#### Aim
Exclude the pictures, then repeat the remaining data exactly.

— Begin Listed entries —

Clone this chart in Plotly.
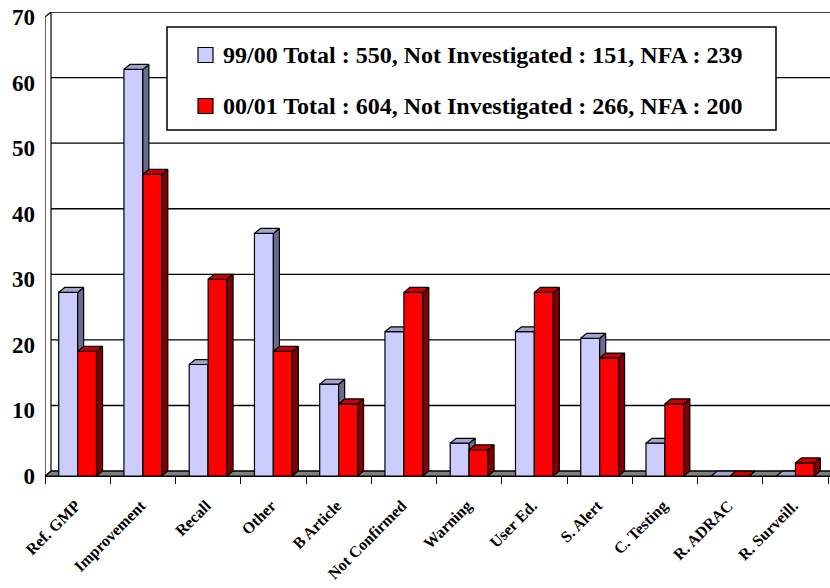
import plotly.graph_objects as go

# Complaint outcome categories and counts per financial year
categories = ["Ref. GMP", "Improvement", "Recall", "Other", "B Article",
              "Not Confirmed", "Warning", "User Ed.", "S. Alert", "C. Testing",
              "R. ADRAC", "R. Surveill."]
counts_9900 = [28, 62, 17, 37, 14, 22, 5, 22, 21, 5, 0, 0]
counts_0001 = [19, 46, 30, 19, 11, 28, 4, 28, 18, 11, 0, 2]
series_labels = [
    "99/00 Total : 550, Not Investigated : 151, NFA : 239",
    "00/01 Total : 604, Not Investigated : 266, NFA : 200",
]
y_ticks = [0, 10, 20, 30, 40, 50, 60, 70]

FONT = "Times New Roman, Liberation Serif, serif"
W, H = 830, 588
ML, MR, MT, MB = 45, 0, 12, 112
X_MAX = 12.03
Y_TOP = 70
DX = 0.092        # depth offset of the pseudo-3D look, x units
DY = 0.75         # depth offset, y units
BAR_W = 0.29

blue = dict(front="#CCCCFF", side="#6B6B8F", top="#A3A3CC")
red = dict(front="#FF0000", side="#800000", top="#CC0000")


def faces(vals, left):
    fx, fy, sx, sy, tx, ty = [], [], [], [], [], []
    for i, v in enumerate(vals):
        x0 = i + 0.5 + left
        x1 = x0 + BAR_W
        fx += [x0, x1, x1, x0, x0, None]
        fy += [0, 0, v, v, 0, None]
        sx += [x1, x1 + DX, x1 + DX, x1, x1, None]
        sy += [0, DY, v + DY, v, 0, None]
        tx += [x0, x1, x1 + DX, x0 + DX, x0, None]
        ty += [v, v, v + DY, v + DY, v, None]
    return (fx, fy), (sx, sy), (tx, ty)


fig = go.Figure()


def add_series(vals, left, colors, name):
    front, side, top = faces(vals, left)
    for (xs, ys), key in ((front, "front"), (side, "side"), (top, "top")):
        fig.add_trace(go.Scatter(
            x=xs, y=ys, mode="lines", fill="toself",
            fillcolor=colors[key], line=dict(color="black", width=1.2),
            name=name, showlegend=False, hoverinfo="skip"))


add_series(counts_9900, -BAR_W, blue, series_labels[0])
add_series(counts_0001, 0.0, red, series_labels[1])

shapes = []
# back-wall gridlines
for v in y_ticks:
    shapes.append(dict(type="line", xref="x", yref="y", layer="below",
                       x0=DX, x1=X_MAX + 1, y0=v + DY, y1=v + DY,
                       line=dict(color="black", width=1.3)))
# floor
shapes.append(dict(type="path", xref="x", yref="y", layer="below",
                   path=f"M 0,0 L {X_MAX + 1},0 L {X_MAX + 1},{DY} L {DX},{DY} Z",
                   fillcolor="#808080", line=dict(color="black", width=1.2)))
# left wall
shapes.append(dict(type="path", xref="x", yref="y", layer="below",
                   path=f"M 0,0 L 0,{Y_TOP} L {DX},{Y_TOP + DY} L {DX},{DY} Z",
                   fillcolor="white", line=dict(color="black", width=1.2)))


def px_x(p):
    return (p - ML) / (W - ML - MR)


def px_y(p):
    return (H - MB - p) / (H - MT - MB)


# legend box
shapes.append(dict(type="rect", xref="paper", yref="paper", layer="above",
                   x0=px_x(167), x1=px_x(776), y0=px_y(130), y1=px_y(27),
                   fillcolor="white", line=dict(color="black", width=1.5)))
annotations = []
for row, (label, colors) in enumerate(zip(series_labels, (blue, red))):
    cy = 55 + row * 51
    shapes.append(dict(type="rect", xref="paper", yref="paper", layer="above",
                       x0=px_x(198), x1=px_x(213), y0=px_y(cy + 7.5), y1=px_y(cy - 7.5),
                       fillcolor=colors["front"], line=dict(color="black", width=1.2)))
    annotations.append(dict(xref="paper", yref="paper", x=px_x(221), y=px_y(cy),
                            xanchor="left", yanchor="middle", showarrow=False,
                            text=label,
                            font=dict(family=FONT, size=24, color="black", weight="bold")))

fig.update_layout(
    width=W, height=H,
    margin=dict(l=ML, r=MR, t=MT, b=MB),
    paper_bgcolor="white", plot_bgcolor="white",
    font=dict(family=FONT, color="black"),
    shapes=shapes, annotations=annotations,
    showlegend=False,
    xaxis=dict(
        range=[0, X_MAX], tickmode="array",
        tickvals=[i + 0.47 for i in range(len(categories))], ticktext=categories,
        tickangle=-45, ticks="", showgrid=False, zeroline=False,
        showline=True, linecolor="black", linewidth=1.2,
        minor=dict(tickmode="array", tickvals=list(range(len(categories) + 1)),
                   ticks="outside", ticklen=7, tickwidth=1.2, tickcolor="black"),
        tickfont=dict(family=FONT, size=16, color="black", weight="bold"),
        ticklabelstandoff=13, fixedrange=True, automargin=False,
    ),
    yaxis=dict(
        range=[0, Y_TOP + DY], tickmode="array", tickvals=y_ticks,
        ticks="", showgrid=False, zeroline=False, showline=False,
        tickfont=dict(family=FONT, size=23, color="black", weight="bold"),
        ticklabelstandoff=9, fixedrange=True, automargin=False,
    ),
)

fig.write_html("out.html")
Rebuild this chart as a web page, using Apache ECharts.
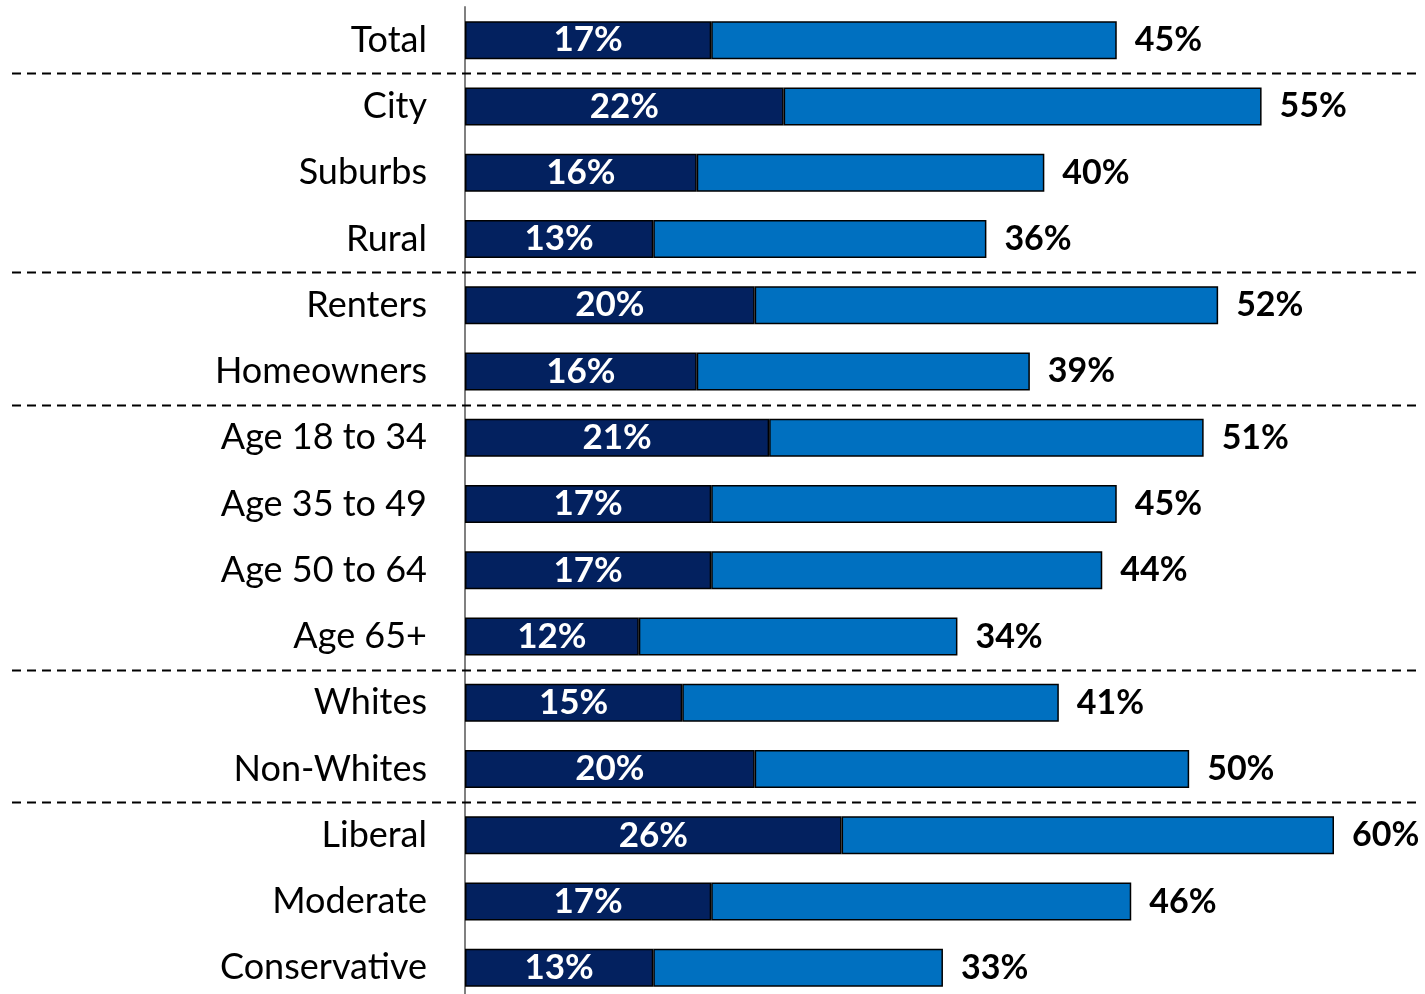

— End Listed entries —

#### Task response
Clone this chart in Plotly.
import plotly.graph_objects as go

# Complaint outcome categories and counts per financial year
categories = ["Ref. GMP", "Improvement", "Recall", "Other", "B Article",
              "Not Confirmed", "Warning", "User Ed.", "S. Alert", "C. Testing",
              "R. ADRAC", "R. Surveill."]
counts_9900 = [28, 62, 17, 37, 14, 22, 5, 22, 21, 5, 0, 0]
counts_0001 = [19, 46, 30, 19, 11, 28, 4, 28, 18, 11, 0, 2]
series_labels = [
    "99/00 Total : 550, Not Investigated : 151, NFA : 239",
    "00/01 Total : 604, Not Investigated : 266, NFA : 200",
]
y_ticks = [0, 10, 20, 30, 40, 50, 60, 70]

FONT = "Times New Roman, Liberation Serif, serif"
W, H = 830, 588
ML, MR, MT, MB = 45, 0, 12, 112
X_MAX = 12.03
Y_TOP = 70
DX = 0.092        # depth offset of the pseudo-3D look, x units
DY = 0.75         # depth offset, y units
BAR_W = 0.29

blue = dict(front="#CCCCFF", side="#6B6B8F", top="#A3A3CC")
red = dict(front="#FF0000", side="#800000", top="#CC0000")


def faces(vals, left):
    fx, fy, sx, sy, tx, ty = [], [], [], [], [], []
    for i, v in enumerate(vals):
        x0 = i + 0.5 + left
        x1 = x0 + BAR_W
        fx += [x0, x1, x1, x0, x0, None]
        fy += [0, 0, v, v, 0, None]
        sx += [x1, x1 + DX, x1 + DX, x1, x1, None]
        sy += [0, DY, v + DY, v, 0, None]
        tx += [x0, x1, x1 + DX, x0 + DX, x0, None]
        ty += [v, v, v + DY, v + DY, v, None]
    return (fx, fy), (sx, sy), (tx, ty)


fig = go.Figure()


def add_series(vals, left, colors, name):
    front, side, top = faces(vals, left)
    for (xs, ys), key in ((front, "front"), (side, "side"), (top, "top")):
        fig.add_trace(go.Scatter(
            x=xs, y=ys, mode="lines", fill="toself",
            fillcolor=colors[key], line=dict(color="black", width=1.2),
            name=name, showlegend=False, hoverinfo="skip"))


add_series(counts_9900, -BAR_W, blue, series_labels[0])
add_series(counts_0001, 0.0, red, series_labels[1])

shapes = []
# back-wall gridlines
for v in y_ticks:
    shapes.append(dict(type="line", xref="x", yref="y", layer="below",
                       x0=DX, x1=X_MAX + 1, y0=v + DY, y1=v + DY,
                       line=dict(color="black", width=1.3)))
# floor
shapes.append(dict(type="path", xref="x", yref="y", layer="below",
                   path=f"M 0,0 L {X_MAX + 1},0 L {X_MAX + 1},{DY} L {DX},{DY} Z",
                   fillcolor="#808080", line=dict(color="black", width=1.2)))
# left wall
shapes.append(dict(type="path", xref="x", yref="y", layer="below",
                   path=f"M 0,0 L 0,{Y_TOP} L {DX},{Y_TOP + DY} L {DX},{DY} Z",
                   fillcolor="white", line=dict(color="black", width=1.2)))


def px_x(p):
    return (p - ML) / (W - ML - MR)


def px_y(p):
    return (H - MB - p) / (H - MT - MB)


# legend box
shapes.append(dict(type="rect", xref="paper", yref="paper", layer="above",
                   x0=px_x(167), x1=px_x(776), y0=px_y(130), y1=px_y(27),
                   fillcolor="white", line=dict(color="black", width=1.5)))
annotations = []
for row, (label, colors) in enumerate(zip(series_labels, (blue, red))):
    cy = 55 + row * 51
    shapes.append(dict(type="rect", xref="paper", yref="paper", layer="above",
                       x0=px_x(198), x1=px_x(213), y0=px_y(cy + 7.5), y1=px_y(cy - 7.5),
                       fillcolor=colors["front"], line=dict(color="black", width=1.2)))
    annotations.append(dict(xref="paper", yref="paper", x=px_x(221), y=px_y(cy),
                            xanchor="left", yanchor="middle", showarrow=False,
                            text=label,
                            font=dict(family=FONT, size=24, color="black", weight="bold")))

fig.update_layout(
    width=W, height=H,
    margin=dict(l=ML, r=MR, t=MT, b=MB),
    paper_bgcolor="white", plot_bgcolor="white",
    font=dict(family=FONT, color="black"),
    shapes=shapes, annotations=annotations,
    showlegend=False,
    xaxis=dict(
        range=[0, X_MAX], tickmode="array",
        tickvals=[i + 0.47 for i in range(len(categories))], ticktext=categories,
        tickangle=-45, ticks="", showgrid=False, zeroline=False,
        showline=True, linecolor="black", linewidth=1.2,
        minor=dict(tickmode="array", tickvals=list(range(len(categories) + 1)),
                   ticks="outside", ticklen=7, tickwidth=1.2, tickcolor="black"),
        tickfont=dict(family=FONT, size=16, color="black", weight="bold"),
        ticklabelstandoff=13, fixedrange=True, automargin=False,
    ),
    yaxis=dict(
        range=[0, Y_TOP + DY], tickmode="array", tickvals=y_ticks,
        ticks="", showgrid=False, zeroline=False, showline=False,
        tickfont=dict(family=FONT, size=23, color="black", weight="bold"),
        ticklabelstandoff=9, fixedrange=True, automargin=False,
    ),
)

fig.write_html("out.html")
Rebuild this chart as a web page, using Apache ECharts.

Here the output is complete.